[Paranoia] Distorted sound after grabbing

xiphmont at xiph.org xiphmont at xiph.org
Thu Apr 17 12:09:49 PDT 2008


On Wed, Apr 16, 2008 at 10:09 AM, Bill Davidsen <davidsen at tmr.com> wrote:
> Sven Heithecker wrote:
>  > Hi List-Members,
>  >
>
>  Excuse the much delayed reply, I marked this "later" and it got MUCH later.
>
> > I do have a strange problem grabbing one CD (Night of the Proms,
>  > Vol.10/2003". After grabbing, the sound is distorted. Looking at the
>  > file using an audio editor e.g. Audacity to exclude playback
>  > problems, it seems that several samples are clipped.
>  >
>
>  It is always possible that the data on the CD really is clipped. You
>  might try reripping with cddatowav (from cdrecord) and see if the data
>  looks the same. That software uses a modified paranoia library.
>
> > I got this problem with three different ROMs (Pioneer DVD-ROM
>  > ATAPIModel DVD-115 0127, SONY DVD RW DRU-500A, and VDRW SOSW-833S
>  > VRS3 (Acer notebook)), using cdparanoia 9.8 and 10.0. No difference.
>  >
>  > Of course, normal playback using my stereo works ok.
>  >
>
>  Your equipment may be compensating in some way for the problem, the
>  chances of three readers being bad in the same way are very low.

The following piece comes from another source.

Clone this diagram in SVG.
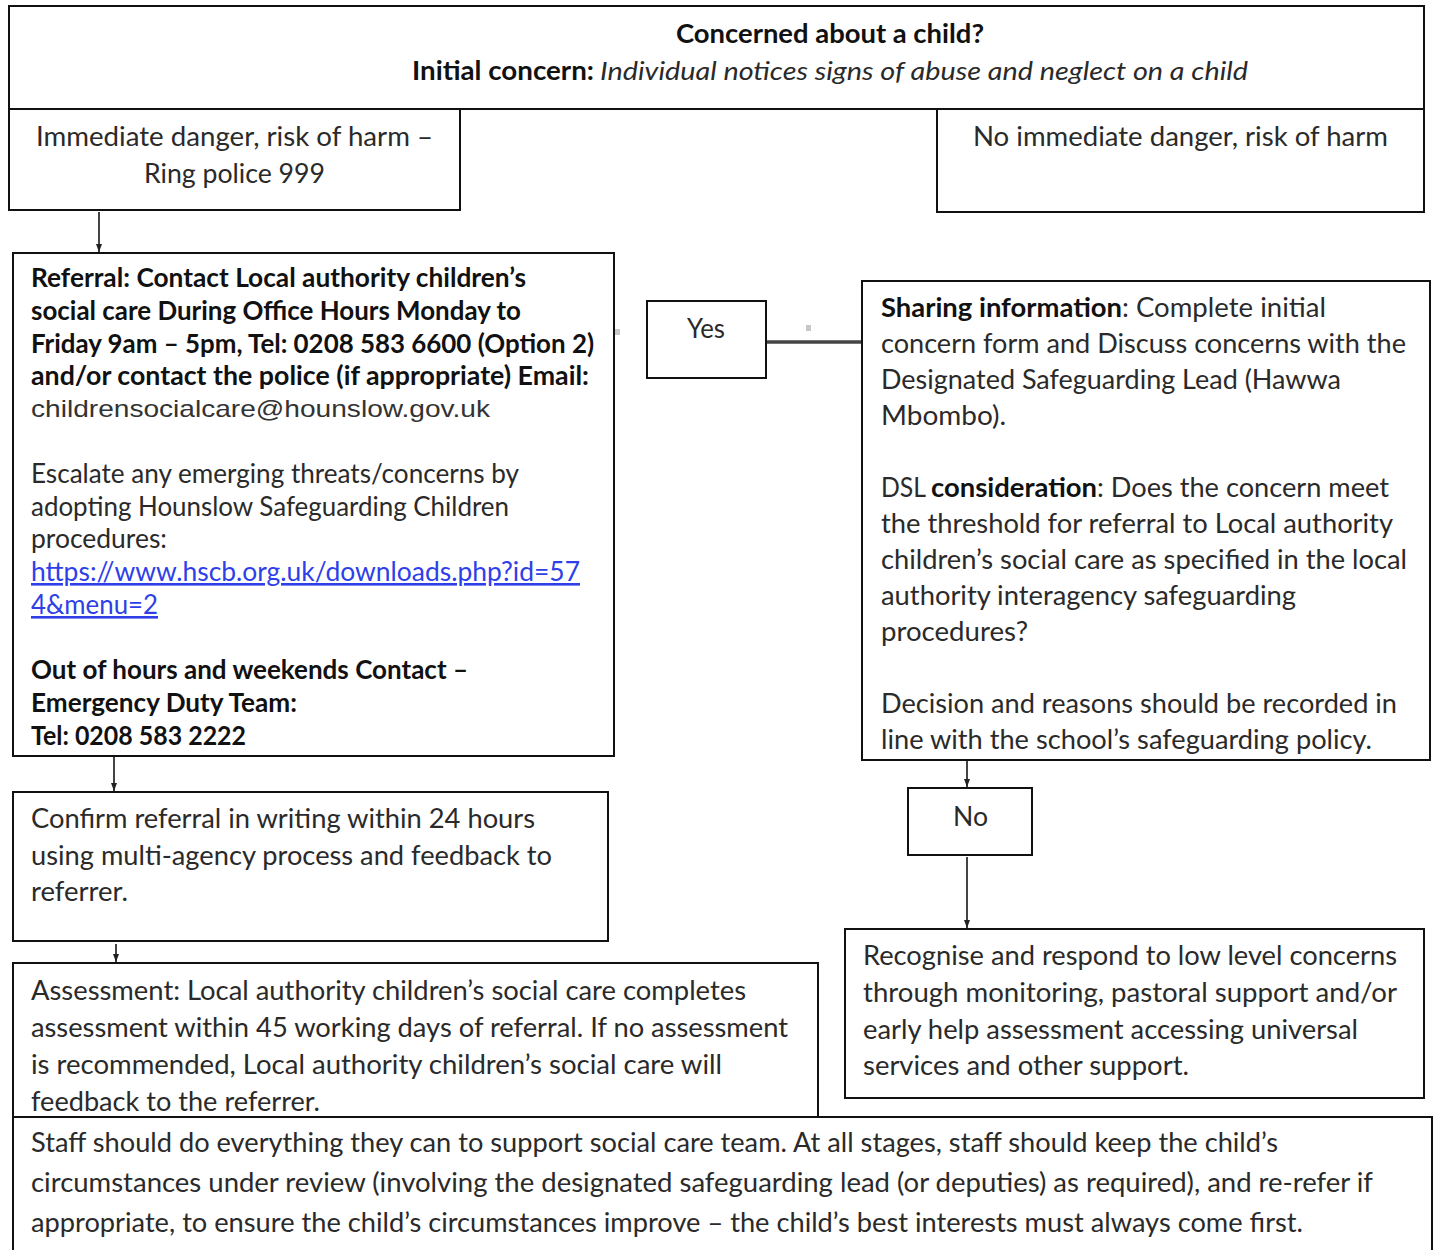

Have you looked at the data in a waveform editor?  I doubt it has
anything to do with clipping.

One of the common CD copy control schemes works by intentionally
introducing large-magnitude errors in the coded PCM data and making
sure the ECC coding marks these samples as bad.  It is very common
that CDROM drives will do the standard redbook-specified bad-sample
interpolation when playing a disc as audio, but will not do any of the
interpolation when reading an audio disc as data (it passes back the
bad samples exactly as read).  Unfortunately, many cdrom drives either
cannot pass back the ECC data or fake the ECC data making repair at
that point impossible.

CDParanoia does not currently attempt repair from the ECC data
(because it was written before any CDROMs reliably supported this
feature).  Supporting ECC and high-power reconstruction filters has
been on the todo list for a while-- not to circumvent the copy
control, but to handle legitimately badly damaged discs.  OTOH, it
would handle the copy-control case as well.